I have pictures, taken from above, of piles of stones in fields. I need to estimate the approximate weights of those stones based on picture.
I divided this into 2 subproblems: a) Image detection to quicky identified the space occupied by stone on a picture → will provide the surface b) Statistical processing, to get the average the weights. In this case, the user will provide with each photo, the parameters of depth of the pile of stone to assess its depth and the name of stone to estimate its density. The approximate weights will be equal to the surface * the depth * the density
- Image detection:
Given the fact that stones might overlap on pictures, a sliding window detection may not work well. The approach chosen will thus favor image segmentation.
1.1 Preprocessing: The image are “Orthophotos”, thus it is possible to scale them all to the same scale, in order to make sure that for example 1 cm on one photo will be equal to 1 cm on another photo. In other words, pixels on different pictures will have the same scaling value
1.2 Image segmentation: When pictures are preprocessed to make sure they have an identical measurement scale, then image segmentation can be applied.
Question:
Using a pre-trained network might be a good way to go, but I am not sure which pre-trained network should be used.
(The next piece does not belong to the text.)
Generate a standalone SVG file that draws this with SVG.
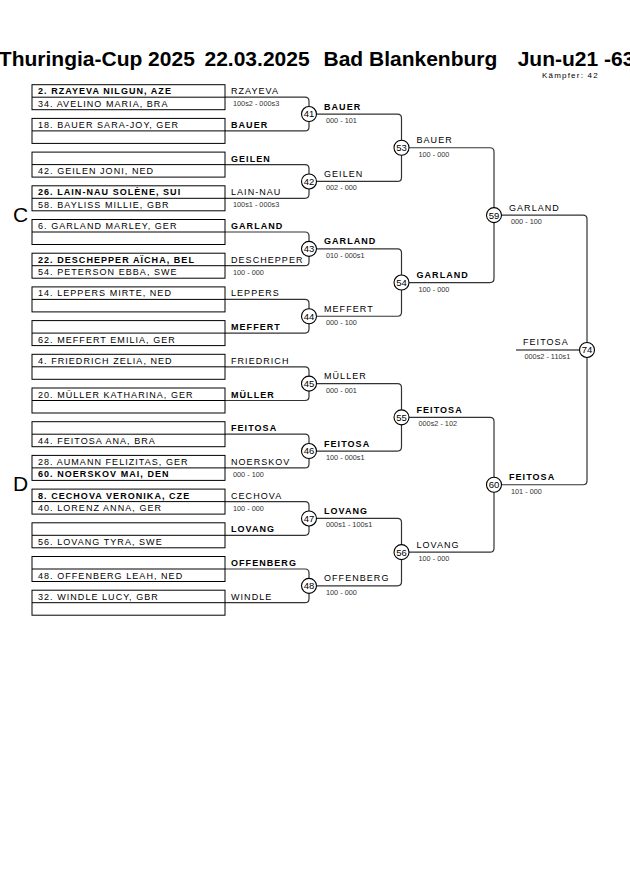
<svg xmlns="http://www.w3.org/2000/svg" width="630" height="891" viewBox="0 0 630 891">
<style>
text{font-family:"Liberation Sans",Arial,sans-serif;fill:#000}
.title{font-size:21px;font-weight:bold}
.kf{font-size:8px;letter-spacing:1.2px}
.sec{font-size:21px}
.box{fill:none;stroke:#000;stroke-width:1}
.nm{font-size:9px;letter-spacing:1.05px}
.b{font-weight:bold}
.sc{font-size:7.3px;fill:#333}
.ci{fill:#fff;stroke:#000;stroke-width:1.1}
.cn{font-size:9.5px;text-anchor:middle}
.con{fill:none;stroke:#333;stroke-width:1.2}
.fin{fill:none;stroke:#555;stroke-width:1.6}
</style>
<rect width="630" height="891" fill="#fff"/>
<g id="header">
<text class="title" y="66"><tspan x="-1.2">Thuringia-Cup 2025</tspan><tspan x="204.5">22.03.2025</tspan><tspan x="323.5">Bad Blankenburg</tspan><tspan x="517.7">Jun-u21 -63</tspan></text>
<text class="kf" x="542" y="77.7">Kämpfer: 42</text>
<text class="sec" x="13" y="221.5">C</text>
<text class="sec" x="13" y="490.5">D</text>
</g>
<g id="connectors">
<path class="con" d="M225 97.2 H305 Q309 97.2 309 101.2 V126.9 Q309 130.9 305 130.9 H225"/>
<path class="con" d="M225 164.6 H305 Q309 164.6 309 168.6 V194.3 Q309 198.3 305 198.3 H225"/>
<path class="con" d="M225 232 H305 Q309 232 309 236 V261.7 Q309 265.7 305 265.7 H225"/>
<path class="con" d="M225 299.4 H305 Q309 299.4 309 303.4 V329.1 Q309 333.1 305 333.1 H225"/>
<path class="con" d="M225 366.8 H305 Q309 366.8 309 370.8 V396.5 Q309 400.5 305 400.5 H225"/>
<path class="con" d="M225 434.2 H305 Q309 434.2 309 438.2 V463.9 Q309 467.9 305 467.9 H225"/>
<path class="con" d="M225 501.6 H305 Q309 501.6 309 505.6 V531.3 Q309 535.3 305 535.3 H225"/>
<path class="con" d="M225 569 H305 Q309 569 309 573 V598.7 Q309 602.7 305 602.7 H225"/>
<path class="con" d="M309 114.05 H397.5 Q401.5 114.05 401.5 118.05 V177.45 Q401.5 181.45 397.5 181.45 H309"/>
<path class="con" d="M309 248.85 H397.5 Q401.5 248.85 401.5 252.85 V312.25 Q401.5 316.25 397.5 316.25 H309"/>
<path class="con" d="M309 383.65 H397.5 Q401.5 383.65 401.5 387.65 V447.05 Q401.5 451.05 397.5 451.05 H309"/>
<path class="con" d="M309 518.45 H397.5 Q401.5 518.45 401.5 522.45 V581.85 Q401.5 585.85 397.5 585.85 H309"/>
<path class="con" d="M401.5 147.75 H490 Q494 147.75 494 151.75 V278.55 Q494 282.55 490 282.55 H401.5"/>
<path class="con" d="M401.5 417.35 H490 Q494 417.35 494 421.35 V548.15 Q494 552.15 490 552.15 H401.5"/>
<path class="con" d="M494 215.15 H583 Q587 215.15 587 219.15 V480.75 Q587 484.75 583 484.75 H494"/>
<path class="fin" d="M516 349.95 H580"/>
</g>
<g id="entry-1"><rect class="box" x="32" y="84.7" width="193" height="25"/><line class="box" x1="32" y1="97.2" x2="225" y2="97.2"/><text class="nm b" x="38" y="94.2">2. RZAYEVA NILGUN, AZE</text><text class="nm" x="38" y="106.7">34. AVELINO MARIA, BRA</text><text class="nm" x="231" y="94.2">RZAYEVA</text><text class="sc" x="233" y="106.2">100s2 - 000s3</text></g>
<g id="entry-2"><rect class="box" x="32" y="118.4" width="193" height="25"/><line class="box" x1="32" y1="130.9" x2="225" y2="130.9"/><text class="nm" x="38" y="127.9">18. BAUER SARA-JOY, GER</text><text class="nm b" x="231" y="127.9">BAUER</text></g>
<g id="entry-3"><rect class="box" x="32" y="152.1" width="193" height="25"/><line class="box" x1="32" y1="164.6" x2="225" y2="164.6"/><text class="nm" x="38" y="174.1">42. GEILEN JONI, NED</text><text class="nm b" x="231" y="161.6">GEILEN</text></g>
<g id="entry-4"><rect class="box" x="32" y="185.8" width="193" height="25"/><line class="box" x1="32" y1="198.3" x2="225" y2="198.3"/><text class="nm b" x="38" y="195.3">26. LAIN-NAU SOLÈNE, SUI</text><text class="nm" x="38" y="207.8">58. BAYLISS MILLIE, GBR</text><text class="nm" x="231" y="195.3">LAIN-NAU</text><text class="sc" x="233" y="207.3">100s1 - 000s3</text></g>
<g id="entry-5"><rect class="box" x="32" y="219.5" width="193" height="25"/><line class="box" x1="32" y1="232" x2="225" y2="232"/><text class="nm" x="38" y="229">6. GARLAND MARLEY, GER</text><text class="nm b" x="231" y="229">GARLAND</text></g>
<g id="entry-6"><rect class="box" x="32" y="253.2" width="193" height="25"/><line class="box" x1="32" y1="265.7" x2="225" y2="265.7"/><text class="nm b" x="38" y="262.7">22. DESCHEPPER AÏCHA, BEL</text><text class="nm" x="38" y="275.2">54. PETERSON EBBA, SWE</text><text class="nm" x="231" y="262.7">DESCHEPPER</text><text class="sc" x="233" y="274.7">100 - 000</text></g>
<g id="entry-7"><rect class="box" x="32" y="286.9" width="193" height="25"/><line class="box" x1="32" y1="299.4" x2="225" y2="299.4"/><text class="nm" x="38" y="296.4">14. LEPPERS MIRTE, NED</text><text class="nm" x="231" y="296.4">LEPPERS</text></g>
<g id="entry-8"><rect class="box" x="32" y="320.6" width="193" height="25"/><line class="box" x1="32" y1="333.1" x2="225" y2="333.1"/><text class="nm" x="38" y="342.6">62. MEFFERT EMILIA, GER</text><text class="nm b" x="231" y="330.1">MEFFERT</text></g>
<g id="entry-9"><rect class="box" x="32" y="354.3" width="193" height="25"/><line class="box" x1="32" y1="366.8" x2="225" y2="366.8"/><text class="nm" x="38" y="363.8">4. FRIEDRICH ZELIA, NED</text><text class="nm" x="231" y="363.8">FRIEDRICH</text></g>
<g id="entry-10"><rect class="box" x="32" y="388" width="193" height="25"/><line class="box" x1="32" y1="400.5" x2="225" y2="400.5"/><text class="nm" x="38" y="397.5">20. MÜLLER KATHARINA, GER</text><text class="nm b" x="231" y="397.5">MÜLLER</text></g>
<g id="entry-11"><rect class="box" x="32" y="421.7" width="193" height="25"/><line class="box" x1="32" y1="434.2" x2="225" y2="434.2"/><text class="nm" x="38" y="443.7">44. FEITOSA ANA, BRA</text><text class="nm b" x="231" y="431.2">FEITOSA</text></g>
<g id="entry-12"><rect class="box" x="32" y="455.4" width="193" height="25"/><line class="box" x1="32" y1="467.9" x2="225" y2="467.9"/><text class="nm" x="38" y="464.9">28. AUMANN FELIZITAS, GER</text><text class="nm b" x="38" y="477.4">60. NOERSKOV MAI, DEN</text><text class="nm" x="231" y="464.9">NOERSKOV</text><text class="sc" x="233" y="476.9">000 - 100</text></g>
<g id="entry-13"><rect class="box" x="32" y="489.1" width="193" height="25"/><line class="box" x1="32" y1="501.6" x2="225" y2="501.6"/><text class="nm b" x="38" y="498.6">8. CECHOVA VERONIKA, CZE</text><text class="nm" x="38" y="511.1">40. LORENZ ANNA, GER</text><text class="nm" x="231" y="498.6">CECHOVA</text><text class="sc" x="233" y="510.6">100 - 000</text></g>
<g id="entry-14"><rect class="box" x="32" y="522.8" width="193" height="25"/><line class="box" x1="32" y1="535.3" x2="225" y2="535.3"/><text class="nm" x="38" y="544.8">56. LOVANG TYRA, SWE</text><text class="nm b" x="231" y="532.3">LOVANG</text></g>
<g id="entry-15"><rect class="box" x="32" y="556.5" width="193" height="25"/><line class="box" x1="32" y1="569" x2="225" y2="569"/><text class="nm" x="38" y="578.5">48. OFFENBERG LEAH, NED</text><text class="nm b" x="231" y="566">OFFENBERG</text></g>
<g id="entry-16"><rect class="box" x="32" y="590.2" width="193" height="25"/><line class="box" x1="32" y1="602.7" x2="225" y2="602.7"/><text class="nm" x="38" y="599.7">32. WINDLE LUCY, GBR</text><text class="nm" x="231" y="599.7">WINDLE</text></g>
<g id="match-41"><circle class="ci" cx="309" cy="114.05" r="7.5"/><text class="cn" x="309" y="117.4">41</text><text class="nm b" x="324" y="109.55">BAUER</text><text class="sc" x="326" y="123.05">000 - 101</text></g>
<g id="match-42"><circle class="ci" cx="309" cy="181.45" r="7.5"/><text class="cn" x="309" y="184.8">42</text><text class="nm" x="324" y="176.95">GEILEN</text><text class="sc" x="326" y="190.45">002 - 000</text></g>
<g id="match-43"><circle class="ci" cx="309" cy="248.85" r="7.5"/><text class="cn" x="309" y="252.2">43</text><text class="nm b" x="324" y="244.35">GARLAND</text><text class="sc" x="326" y="257.85">010 - 000s1</text></g>
<g id="match-44"><circle class="ci" cx="309" cy="316.25" r="7.5"/><text class="cn" x="309" y="319.6">44</text><text class="nm" x="324" y="311.75">MEFFERT</text><text class="sc" x="326" y="325.25">000 - 100</text></g>
<g id="match-45"><circle class="ci" cx="309" cy="383.65" r="7.5"/><text class="cn" x="309" y="387">45</text><text class="nm" x="324" y="379.15">MÜLLER</text><text class="sc" x="326" y="392.65">000 - 001</text></g>
<g id="match-46"><circle class="ci" cx="309" cy="451.05" r="7.5"/><text class="cn" x="309" y="454.4">46</text><text class="nm b" x="324" y="446.55">FEITOSA</text><text class="sc" x="326" y="460.05">100 - 000s1</text></g>
<g id="match-47"><circle class="ci" cx="309" cy="518.45" r="7.5"/><text class="cn" x="309" y="521.8">47</text><text class="nm b" x="324" y="513.95">LOVANG</text><text class="sc" x="326" y="527.45">000s1 - 100s1</text></g>
<g id="match-48"><circle class="ci" cx="309" cy="585.85" r="7.5"/><text class="cn" x="309" y="589.2">48</text><text class="nm" x="324" y="581.35">OFFENBERG</text><text class="sc" x="326" y="594.85">100 - 000</text></g>
<g id="match-53"><circle class="ci" cx="401.5" cy="147.75" r="7.5"/><text class="cn" x="401.5" y="151.1">53</text><text class="nm" x="416.5" y="143.25">BAUER</text><text class="sc" x="418.5" y="156.75">100 - 000</text></g>
<g id="match-54"><circle class="ci" cx="401.5" cy="282.55" r="7.5"/><text class="cn" x="401.5" y="285.9">54</text><text class="nm b" x="416.5" y="278.05">GARLAND</text><text class="sc" x="418.5" y="291.55">100 - 000</text></g>
<g id="match-55"><circle class="ci" cx="401.5" cy="417.35" r="7.5"/><text class="cn" x="401.5" y="420.7">55</text><text class="nm b" x="416.5" y="412.85">FEITOSA</text><text class="sc" x="418.5" y="426.35">000s2 - 102</text></g>
<g id="match-56"><circle class="ci" cx="401.5" cy="552.15" r="7.5"/><text class="cn" x="401.5" y="555.5">56</text><text class="nm" x="416.5" y="547.65">LOVANG</text><text class="sc" x="418.5" y="561.15">100 - 000</text></g>
<g id="match-59"><circle class="ci" cx="494" cy="215.15" r="7.5"/><text class="cn" x="494" y="218.5">59</text><text class="nm" x="509" y="210.65">GARLAND</text><text class="sc" x="511" y="224.15">000 - 100</text></g>
<g id="match-60"><circle class="ci" cx="494" cy="484.75" r="7.5"/><text class="cn" x="494" y="488.1">60</text><text class="nm b" x="509" y="480.25">FEITOSA</text><text class="sc" x="511" y="493.75">101 - 000</text></g>
<g id="match-74"><circle class="ci" cx="587" cy="349.95" r="7.5"/><text class="cn" x="587" y="353.3">74</text><text class="nm" x="523" y="345.45">FEITOSA</text><text class="sc" x="524.5" y="358.95">000s2 - 110s1</text></g>
</svg>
Second, this pretrained network will still have to be fined tuned. WIll that be enough if I just input a lot of pictures with piles of stones, or should I need to input single stone pictures ? The latter might be more time consuming to collect, but I guess the image segmentation network might do a better job if it has the ability to recognize each single stones.
1.3. Calculate the surface: An hot spot area on the picture will be identified by image segmentation as being a pile of stone. Then I need to get the surface covered by this hot spot.
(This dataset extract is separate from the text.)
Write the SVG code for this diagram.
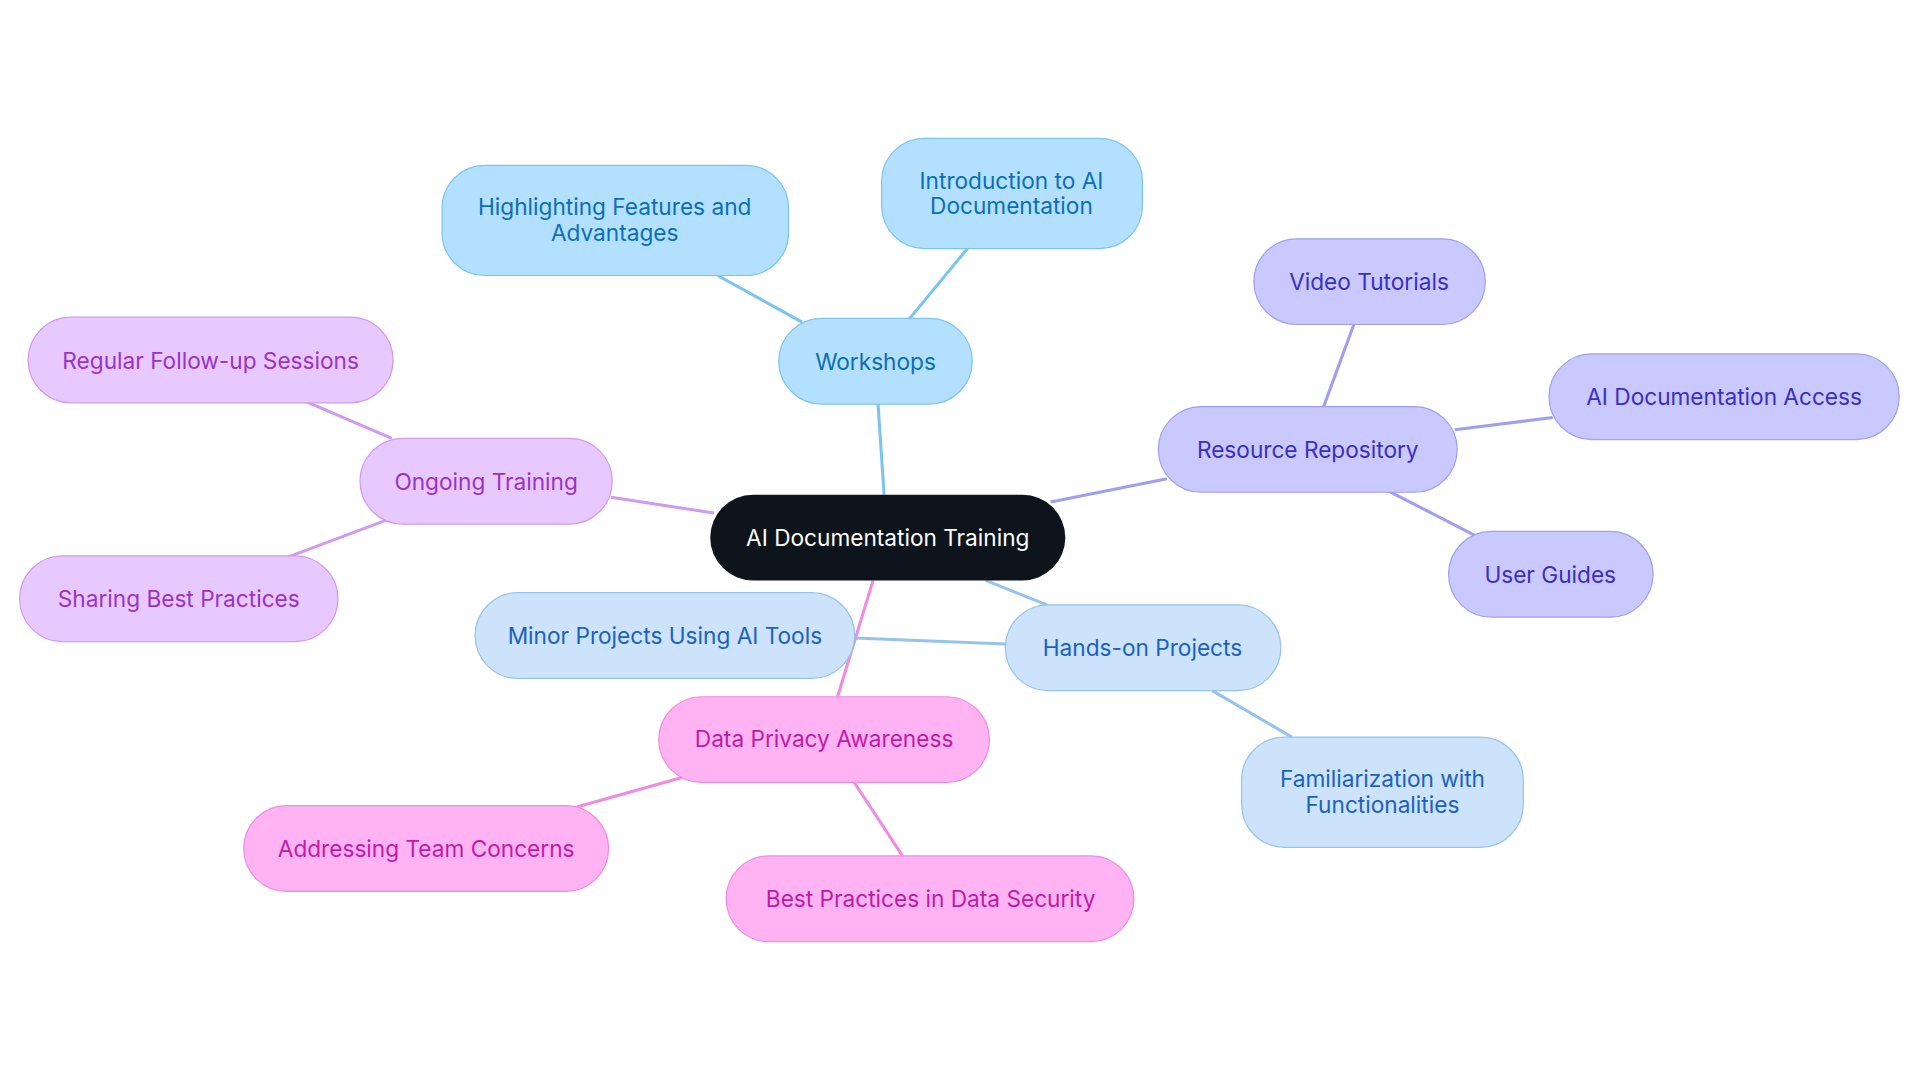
<svg xmlns="http://www.w3.org/2000/svg" width="1920" height="1083" viewBox="0 0 1920 1083">
<style>
text{font-family:Inter,"Noto Sans",sans-serif;font-size:18.5px;text-anchor:middle;dominant-baseline:central}
.b rect{fill:#b3e0ff;stroke:#7cc4f0}.b text{fill:#0b6fb8}
.p rect{fill:#c9c9ff;stroke:#9f9ff0}.p text{fill:#3a2fc4}
.v rect{fill:#e8c9ff;stroke:#cf9af0}.v text{fill:#9b32c8}
.l rect{fill:#cce3fb;stroke:#96c2ef}.l text{fill:#1b62c0}
.m rect{fill:#ffb3f2;stroke:#f08be0}.m text{fill:#c21aa8}
#edges line{stroke-width:2.5}
</style>
<rect width="1920" height="1083" fill="#fff"/>
<g transform="scale(1.2245)">
<g id="edges">
<line x1="722" y1="404" x2="717" y2="329" stroke="#7cc4f0"/>
<line x1="743" y1="260" x2="790" y2="203" stroke="#7cc4f0"/>
<line x1="655" y1="263" x2="586" y2="225" stroke="#7cc4f0"/>
<line x1="858" y1="410" x2="953" y2="391" stroke="#9f9ff0"/>
<line x1="1081" y1="332" x2="1106" y2="264" stroke="#9f9ff0"/>
<line x1="1188" y1="351" x2="1268" y2="341" stroke="#9f9ff0"/>
<line x1="1134" y1="401" x2="1204" y2="437" stroke="#9f9ff0"/>
<line x1="583" y1="419" x2="499" y2="406" stroke="#cf9af0"/>
<line x1="320" y1="358" x2="250" y2="328" stroke="#cf9af0"/>
<line x1="315" y1="425" x2="235" y2="455" stroke="#cf9af0"/>
<line x1="805" y1="474" x2="855" y2="494" stroke="#96c2ef"/>
<line x1="821" y1="526" x2="698" y2="521" stroke="#96c2ef"/>
<line x1="990" y1="564" x2="1055" y2="602" stroke="#96c2ef"/>
<line x1="713" y1="474" x2="684" y2="569" stroke="#f08be0"/>
<line x1="557" y1="635" x2="471" y2="659" stroke="#f08be0"/>
<line x1="697" y1="638" x2="737" y2="699" stroke="#f08be0"/>
</g>
<g id="center"><rect x="580" y="404" width="290" height="70" rx="35" fill="#0d141c"/><text x="725" y="439" fill="#fff">AI Documentation Training</text></g>
<g id="workshops" class="b"><rect x="636" y="260" width="158" height="70" rx="35"/><text x="715" y="295">Workshops</text></g>
<g id="intro" class="b"><rect x="720" y="113" width="213" height="90" rx="35"/><text x="826" y="147">Introduction to AI</text><text x="826" y="168">Documentation</text></g>
<g id="highlight" class="b"><rect x="361" y="135" width="283" height="90" rx="35"/><text x="502" y="169">Highlighting Features and</text><text x="502" y="190">Advantages</text></g>
<g id="repo" class="p"><rect x="946" y="332" width="244" height="70" rx="35"/><text x="1068" y="367">Resource Repository</text></g>
<g id="video" class="p"><rect x="1024" y="195" width="189" height="70" rx="35"/><text x="1118" y="230">Video Tutorials</text></g>
<g id="access" class="p"><rect x="1265" y="289" width="286" height="70" rx="35"/><text x="1408" y="324">AI Documentation Access</text></g>
<g id="guides" class="p"><rect x="1183" y="434" width="167" height="70" rx="35"/><text x="1266" y="469">User Guides</text></g>
<g id="ongoing" class="v"><rect x="294" y="358" width="206" height="70" rx="35"/><text x="397" y="393">Ongoing Training</text></g>
<g id="regular" class="v"><rect x="23" y="259" width="298" height="70" rx="35"/><text x="172" y="294">Regular Follow-up Sessions</text></g>
<g id="sharing" class="v"><rect x="16" y="454" width="260" height="70" rx="35"/><text x="146" y="489">Sharing Best Practices</text></g>
<g id="hands" class="l"><rect x="821" y="494" width="225" height="70" rx="35"/><text x="933" y="529">Hands-on Projects</text></g>
<g id="minor" class="l"><rect x="388" y="484" width="310" height="70" rx="35"/><text x="543" y="519">Minor Projects Using AI Tools</text></g>
<g id="familiar" class="l"><rect x="1014" y="602" width="230" height="90" rx="35"/><text x="1129" y="636">Familiarization with</text><text x="1129" y="657">Functionalities</text></g>
<g id="privacy" class="m"><rect x="538" y="569" width="270" height="70" rx="35"/><text x="673" y="603">Data Privacy Awareness</text></g>
<g id="concerns" class="m"><rect x="199" y="658" width="298" height="70" rx="35"/><text x="348" y="693">Addressing Team Concerns</text></g>
<g id="security" class="m"><rect x="593" y="699" width="333" height="70" rx="35"/><text x="760" y="734">Best Practices in Data Security</text></g>
</g>
</svg>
I guess by taking the sum of the number of pixels having a zone higher than a certain threshold (defined by image segmentation hot spot) will give me a number. Knowing the scale of 1 pixel on an orthophoto previously scaled, I will multiply both to get the surface.
Question
Am I missing something, has anyone a better idea ?
Finally, having now the surface, it can be multiplied by the parameter given by the user which are depth and stone density to get the approximate weight of a pile of stone on a picture.
Thanks guys,
Best,
Manu